▸ **Task brief**:
Leaving out every picture, retype the lines below from the top through the one that contains "var points = values.map(function".

▸ **Material for this task**:

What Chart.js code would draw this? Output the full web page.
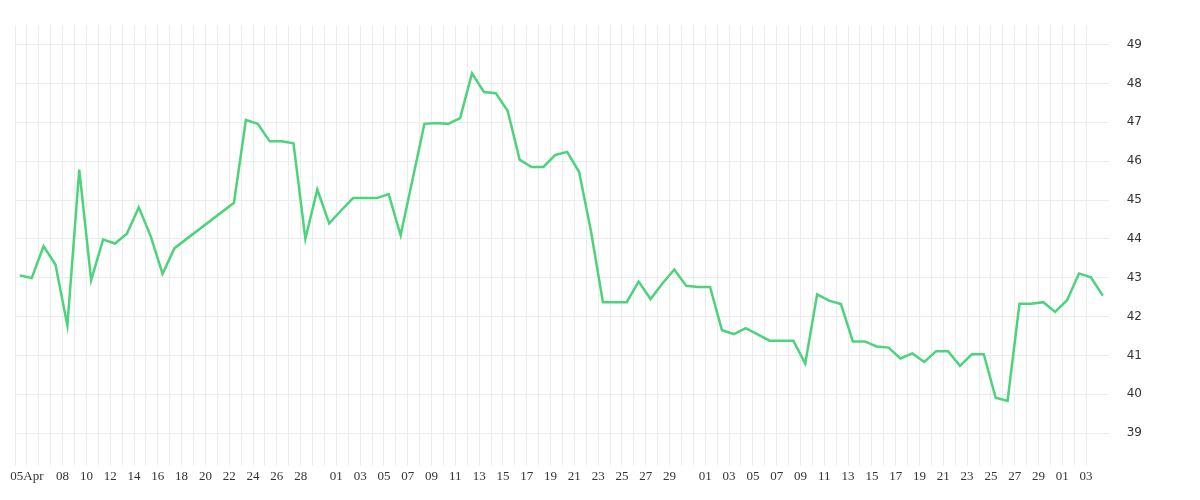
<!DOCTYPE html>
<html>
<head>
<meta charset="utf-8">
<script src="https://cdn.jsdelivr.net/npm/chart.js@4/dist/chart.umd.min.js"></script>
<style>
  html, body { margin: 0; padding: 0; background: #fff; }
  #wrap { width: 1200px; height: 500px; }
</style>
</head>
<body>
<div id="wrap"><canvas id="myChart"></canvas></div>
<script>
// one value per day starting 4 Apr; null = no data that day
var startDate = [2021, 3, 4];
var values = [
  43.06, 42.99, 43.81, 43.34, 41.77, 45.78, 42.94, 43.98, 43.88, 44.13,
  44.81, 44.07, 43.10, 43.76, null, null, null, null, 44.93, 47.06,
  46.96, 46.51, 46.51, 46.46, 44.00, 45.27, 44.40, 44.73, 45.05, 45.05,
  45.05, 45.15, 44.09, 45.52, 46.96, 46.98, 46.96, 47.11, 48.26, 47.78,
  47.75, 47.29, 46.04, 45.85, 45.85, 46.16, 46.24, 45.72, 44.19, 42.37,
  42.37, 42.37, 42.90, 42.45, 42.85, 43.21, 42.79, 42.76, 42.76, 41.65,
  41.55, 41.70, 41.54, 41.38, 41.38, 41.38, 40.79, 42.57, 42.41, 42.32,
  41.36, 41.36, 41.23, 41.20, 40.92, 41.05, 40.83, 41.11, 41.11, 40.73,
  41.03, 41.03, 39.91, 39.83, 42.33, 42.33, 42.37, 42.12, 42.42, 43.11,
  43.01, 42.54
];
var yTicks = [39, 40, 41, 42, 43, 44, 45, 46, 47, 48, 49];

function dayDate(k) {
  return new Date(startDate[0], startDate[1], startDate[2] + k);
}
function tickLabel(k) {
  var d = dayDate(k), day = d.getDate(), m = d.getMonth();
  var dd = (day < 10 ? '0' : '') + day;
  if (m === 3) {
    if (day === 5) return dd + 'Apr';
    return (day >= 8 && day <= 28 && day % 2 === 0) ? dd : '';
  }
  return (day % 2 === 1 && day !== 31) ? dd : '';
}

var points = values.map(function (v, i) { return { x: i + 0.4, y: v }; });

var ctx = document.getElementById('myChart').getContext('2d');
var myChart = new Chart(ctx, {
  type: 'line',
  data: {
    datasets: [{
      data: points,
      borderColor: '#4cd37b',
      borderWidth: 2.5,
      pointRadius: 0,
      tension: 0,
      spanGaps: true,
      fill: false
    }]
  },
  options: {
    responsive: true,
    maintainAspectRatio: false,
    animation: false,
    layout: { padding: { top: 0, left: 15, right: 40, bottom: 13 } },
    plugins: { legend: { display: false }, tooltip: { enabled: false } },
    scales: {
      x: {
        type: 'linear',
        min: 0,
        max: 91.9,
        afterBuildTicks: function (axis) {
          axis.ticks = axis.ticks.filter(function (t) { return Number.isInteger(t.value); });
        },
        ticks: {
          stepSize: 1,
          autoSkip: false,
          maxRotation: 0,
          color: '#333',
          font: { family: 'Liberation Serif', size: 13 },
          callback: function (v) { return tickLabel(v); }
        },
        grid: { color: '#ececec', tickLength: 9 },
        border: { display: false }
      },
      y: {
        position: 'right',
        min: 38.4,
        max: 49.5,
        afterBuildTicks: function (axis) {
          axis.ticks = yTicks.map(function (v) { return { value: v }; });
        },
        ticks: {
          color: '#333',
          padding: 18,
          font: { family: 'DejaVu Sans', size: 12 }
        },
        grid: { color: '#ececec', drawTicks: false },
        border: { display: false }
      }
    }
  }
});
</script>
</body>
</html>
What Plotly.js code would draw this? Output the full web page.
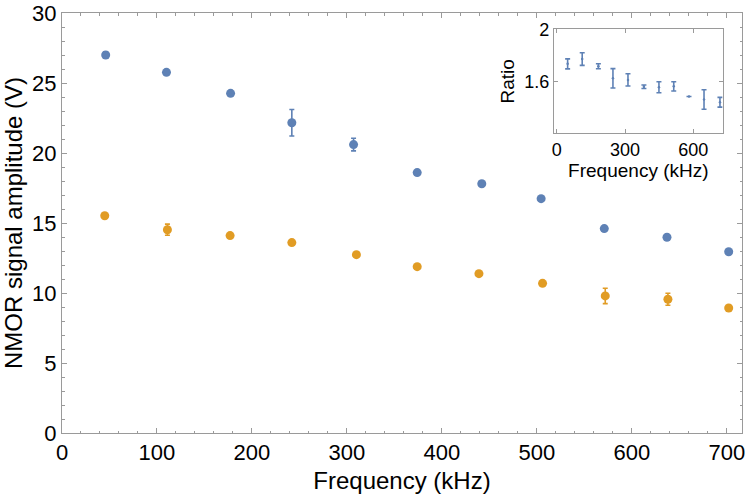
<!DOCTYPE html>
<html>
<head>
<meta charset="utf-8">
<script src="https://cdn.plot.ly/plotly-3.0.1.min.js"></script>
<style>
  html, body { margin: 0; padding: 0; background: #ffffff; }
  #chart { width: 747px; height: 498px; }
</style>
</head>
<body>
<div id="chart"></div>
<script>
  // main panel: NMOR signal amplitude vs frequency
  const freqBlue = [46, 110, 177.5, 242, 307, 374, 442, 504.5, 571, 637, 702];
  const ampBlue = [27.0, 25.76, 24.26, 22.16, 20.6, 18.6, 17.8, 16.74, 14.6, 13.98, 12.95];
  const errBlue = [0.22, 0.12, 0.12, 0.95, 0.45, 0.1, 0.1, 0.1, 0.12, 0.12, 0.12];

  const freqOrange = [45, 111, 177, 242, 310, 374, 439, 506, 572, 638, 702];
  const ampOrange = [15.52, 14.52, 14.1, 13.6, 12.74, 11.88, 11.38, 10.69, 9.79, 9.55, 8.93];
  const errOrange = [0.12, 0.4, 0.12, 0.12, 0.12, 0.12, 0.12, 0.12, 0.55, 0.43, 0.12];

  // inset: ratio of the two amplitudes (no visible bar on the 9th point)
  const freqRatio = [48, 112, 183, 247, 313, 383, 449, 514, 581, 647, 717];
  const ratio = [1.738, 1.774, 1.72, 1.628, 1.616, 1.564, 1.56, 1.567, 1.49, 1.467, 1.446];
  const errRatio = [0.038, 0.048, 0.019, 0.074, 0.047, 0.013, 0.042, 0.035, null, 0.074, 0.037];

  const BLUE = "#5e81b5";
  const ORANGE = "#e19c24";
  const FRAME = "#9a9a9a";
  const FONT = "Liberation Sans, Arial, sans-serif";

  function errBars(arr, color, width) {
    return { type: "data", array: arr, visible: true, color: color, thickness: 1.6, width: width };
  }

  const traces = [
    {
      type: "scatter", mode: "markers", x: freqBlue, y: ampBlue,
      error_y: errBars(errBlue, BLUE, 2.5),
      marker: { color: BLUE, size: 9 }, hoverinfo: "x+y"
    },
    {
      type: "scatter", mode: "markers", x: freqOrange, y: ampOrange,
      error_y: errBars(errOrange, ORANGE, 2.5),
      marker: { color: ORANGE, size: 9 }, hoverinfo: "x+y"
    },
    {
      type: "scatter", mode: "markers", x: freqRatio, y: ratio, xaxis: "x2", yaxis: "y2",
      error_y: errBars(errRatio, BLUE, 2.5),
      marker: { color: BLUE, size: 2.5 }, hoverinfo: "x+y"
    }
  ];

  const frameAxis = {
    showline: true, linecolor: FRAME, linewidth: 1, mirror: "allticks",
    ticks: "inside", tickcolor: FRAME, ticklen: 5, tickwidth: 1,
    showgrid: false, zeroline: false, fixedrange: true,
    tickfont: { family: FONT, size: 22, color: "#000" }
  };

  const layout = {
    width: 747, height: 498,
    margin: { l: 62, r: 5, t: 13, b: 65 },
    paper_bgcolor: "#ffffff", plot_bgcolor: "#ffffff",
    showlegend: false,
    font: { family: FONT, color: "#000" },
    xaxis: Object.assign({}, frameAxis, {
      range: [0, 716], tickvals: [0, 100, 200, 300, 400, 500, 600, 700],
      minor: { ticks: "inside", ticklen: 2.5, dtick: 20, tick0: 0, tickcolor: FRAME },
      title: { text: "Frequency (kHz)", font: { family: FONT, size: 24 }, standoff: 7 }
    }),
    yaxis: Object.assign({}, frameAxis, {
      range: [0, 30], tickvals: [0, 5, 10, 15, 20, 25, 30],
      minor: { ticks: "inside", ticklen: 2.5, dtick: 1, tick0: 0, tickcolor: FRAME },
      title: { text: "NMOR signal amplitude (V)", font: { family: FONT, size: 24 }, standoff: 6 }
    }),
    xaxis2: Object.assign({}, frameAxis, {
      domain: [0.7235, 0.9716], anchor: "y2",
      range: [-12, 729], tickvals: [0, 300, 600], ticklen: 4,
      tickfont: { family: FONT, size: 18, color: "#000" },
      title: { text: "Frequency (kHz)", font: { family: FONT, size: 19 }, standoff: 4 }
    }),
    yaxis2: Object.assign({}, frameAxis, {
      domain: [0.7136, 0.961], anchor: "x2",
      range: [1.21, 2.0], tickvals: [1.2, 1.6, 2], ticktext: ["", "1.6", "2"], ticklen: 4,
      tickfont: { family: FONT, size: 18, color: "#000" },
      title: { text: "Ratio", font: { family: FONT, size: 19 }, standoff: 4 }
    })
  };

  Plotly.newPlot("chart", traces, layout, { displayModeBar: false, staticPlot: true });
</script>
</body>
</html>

▸ **Finished task**:
What Chart.js code would draw this? Output the full web page.
<!DOCTYPE html>
<html>
<head>
<meta charset="utf-8">
<script src="https://cdn.jsdelivr.net/npm/chart.js@4/dist/chart.umd.min.js"></script>
<style>
  html, body { margin: 0; padding: 0; background: #fff; }
  #wrap { width: 1200px; height: 500px; }
</style>
</head>
<body>
<div id="wrap"><canvas id="myChart"></canvas></div>
<script>
// one value per day starting 4 Apr; null = no data that day
var startDate = [2021, 3, 4];
var values = [
  43.06, 42.99, 43.81, 43.34, 41.77, 45.78, 42.94, 43.98, 43.88, 44.13,
  44.81, 44.07, 43.10, 43.76, null, null, null, null, 44.93, 47.06,
  46.96, 46.51, 46.51, 46.46, 44.00, 45.27, 44.40, 44.73, 45.05, 45.05,
  45.05, 45.15, 44.09, 45.52, 46.96, 46.98, 46.96, 47.11, 48.26, 47.78,
  47.75, 47.29, 46.04, 45.85, 45.85, 46.16, 46.24, 45.72, 44.19, 42.37,
  42.37, 42.37, 42.90, 42.45, 42.85, 43.21, 42.79, 42.76, 42.76, 41.65,
  41.55, 41.70, 41.54, 41.38, 41.38, 41.38, 40.79, 42.57, 42.41, 42.32,
  41.36, 41.36, 41.23, 41.20, 40.92, 41.05, 40.83, 41.11, 41.11, 40.73,
  41.03, 41.03, 39.91, 39.83, 42.33, 42.33, 42.37, 42.12, 42.42, 43.11,
  43.01, 42.54
];
var yTicks = [39, 40, 41, 42, 43, 44, 45, 46, 47, 48, 49];

function dayDate(k) {
  return new Date(startDate[0], startDate[1], startDate[2] + k);
}
function tickLabel(k) {
  var d = dayDate(k), day = d.getDate(), m = d.getMonth();
  var dd = (day < 10 ? '0' : '') + day;
  if (m === 3) {
    if (day === 5) return dd + 'Apr';
    return (day >= 8 && day <= 28 && day % 2 === 0) ? dd : '';
  }
  return (day % 2 === 1 && day !== 31) ? dd : '';
}

var points = values.map(function (v, i) { return { x: i + 0.4, y: v }; });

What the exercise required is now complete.